What would it look like, to live wholly and irrevocably under the assumption that that which is essential will be provided to you at the time that you most need it? What would it look like to work under that assumption, or to love under that assumption? To say: I don't know if it's true that I will find what I need, but I am not built to live any other way. I am not built for pure self-reliance; I am built for dependence. I am tempted to say that the hermit crab's existence is a (again, non-conscious, non-sentimental) declaration that: If I can't depend on dependence, then I might as well not exist.
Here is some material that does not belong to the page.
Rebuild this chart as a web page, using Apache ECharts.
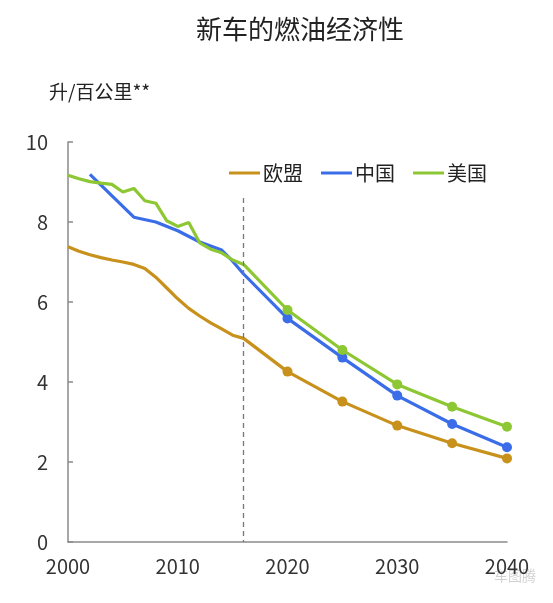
<!DOCTYPE html>
<html>
<head>
<meta charset="utf-8">
<script src="https://cdn.jsdelivr.net/npm/echarts@6/dist/echarts.min.js"></script>
<style>
html,body{margin:0;padding:0;background:#fff;}
#chart{width:553px;height:603px;}
</style>
</head>
<body>
<div id="chart"></div>
<script>
const titleText = '新车的燃油经济性';
const unitText = '升/百公里**';
const seriesNames = ['欧盟', '中国', '美国'];
const seriesColors = ['#C8911C', '#3B6DE8', '#8DC733'];

const euYears = [2000,2001,2002,2003,2004,2005,2006,2007,2008,2009,2010,2011,2012,2013,2014,2015,2016,2020,2025,2030,2035,2040];
const euValues = [7.38,7.27,7.18,7.11,7.05,7.00,6.94,6.84,6.62,6.35,6.08,5.84,5.65,5.48,5.33,5.17,5.09,4.26,3.51,2.91,2.47,2.09];

const cnYears = [2002,2006,2008,2010,2012,2014,2015,2016,2020,2025,2030,2035,2040];
const cnValues = [9.19,8.12,8.00,7.78,7.50,7.30,7.02,6.70,5.59,4.61,3.66,2.95,2.37];

const usYears = [2000,2001,2002,2003,2004,2005,2006,2007,2008,2009,2010,2011,2012,2013,2014,2015,2016,2020,2025,2030,2035,2040];
const usValues = [9.17,9.08,9.01,8.97,8.94,8.75,8.84,8.53,8.47,8.03,7.89,7.99,7.48,7.32,7.23,7.05,6.94,5.80,4.80,3.94,3.38,2.88];

const projectionStart = 2020;
const dividerYear = 2016;
const dividerTop = 8.6;

const xTicks = [2000, 2040, 10];
const yTicks = [0, 10, 2];

const textFont = '"Noto Sans CJK SC", "Noto Sans", sans-serif';

function pairs(xs, ys) { return xs.map((x, i) => [x, ys[i]]); }

const chart = echarts.init(document.getElementById('chart'), null, {renderer: 'canvas'});

function mkSeries(name, color, xs, ys, extra) {
  return Object.assign({
    name: name,
    type: 'line',
    data: pairs(xs, ys),
    color: color,
    lineStyle: {color: color, width: 3.2},
    itemStyle: {color: color},
    symbol: 'circle',
    symbolSize: function (v) { return v[0] >= projectionStart ? 10 : 0; },
    showAllSymbol: true,
    animation: false,
    z: 3
  }, extra || {});
}

chart.setOption({
  backgroundColor: '#fff',
  animation: false,
  title: {
    text: titleText,
    left: 191,
    top: 11,
    textStyle: {fontFamily: textFont, fontSize: 26, fontWeight: 'normal', color: '#222'}
  },
  graphic: [
    {type: 'text', left: 49, top: 82, style: {text: unitText, font: '19px ' + textFont, fill: '#222'}},
    {type: 'text', left: 494, top: 569, style: {text: '车图腾', font: '14px ' + textFont, fill: 'rgba(150,150,150,0.45)'}}
  ],
  legend: {
    left: 224,
    top: 158,
    itemWidth: 31,
    itemHeight: 3,
    itemGap: 18,
    icon: 'rect',
    data: seriesNames,
    textStyle: {fontFamily: textFont, fontSize: 20, color: '#222', padding: [0,0,0,-2]}
  },
  grid: {left: 68, right: 46, top: 142, bottom: 61, containLabel: false},
  xAxis: {
    type: 'value',
    min: xTicks[0], max: xTicks[1], interval: xTicks[2],
    axisLine: {show: true, lineStyle: {color: '#8a8a8a', width: 1.5}},
    axisTick: {show: false},
    splitLine: {show: false},
    axisLabel: {color: '#333', fontSize: 20, fontFamily: textFont, margin: 14, showMaxLabel: true,
      formatter: function (v) { return String(v); }}
  },
  yAxis: {
    type: 'value',
    min: yTicks[0], max: yTicks[1], interval: yTicks[2],
    axisLine: {show: true, lineStyle: {color: '#8a8a8a', width: 1.5}},
    axisTick: {show: true, inside: true, length: 5, lineStyle: {color: '#8a8a8a', width: 1.5}},
    splitLine: {show: false},
    axisLabel: {color: '#333', fontSize: 20, fontFamily: textFont, margin: 20}
  },
  series: [
    mkSeries(seriesNames[0], seriesColors[0], euYears, euValues, {
      markLine: {
        silent: true,
        symbol: ['none', 'none'],
        label: {show: false},
        lineStyle: {color: '#777', type: [5, 4], width: 1.3},
        data: [[{coord: [dividerYear, dividerTop]}, {coord: [dividerYear, 0]}]]
      }
    }),
    mkSeries(seriesNames[1], seriesColors[1], cnYears, cnValues),
    mkSeries(seriesNames[2], seriesColors[2], usYears, usValues)
  ]
});
</script>
</body>
</html>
When it comes to my work, I think I have tendencies of both hermit crab and mollusk. Like the hermit crab, I sometimes do better starting with what I find in the world, around which I can structure my dwelling-making. I like to borrow different genres or forms that I find, take shelter under them, see how they fit. But like the mollusk, I also release raw material from some mysterious source within me at a constant, slow rate; the structure it will take on is known more or less by instinct, and my dwelling builds itself into existence by a gradual, almost mindless accumulation.

In this mode I subscribe to Bachelard's mollusk motto: one must live to build one's house, and not build one's house to live in.* To me, this means that there is no end in mind, that I live to build my "house" (or body of work) continually as a way of being.

—r.


*

hermit  Douglas Harper, Online Etymology Dictionary.

Gaston Bachelard, The Poetics of Space.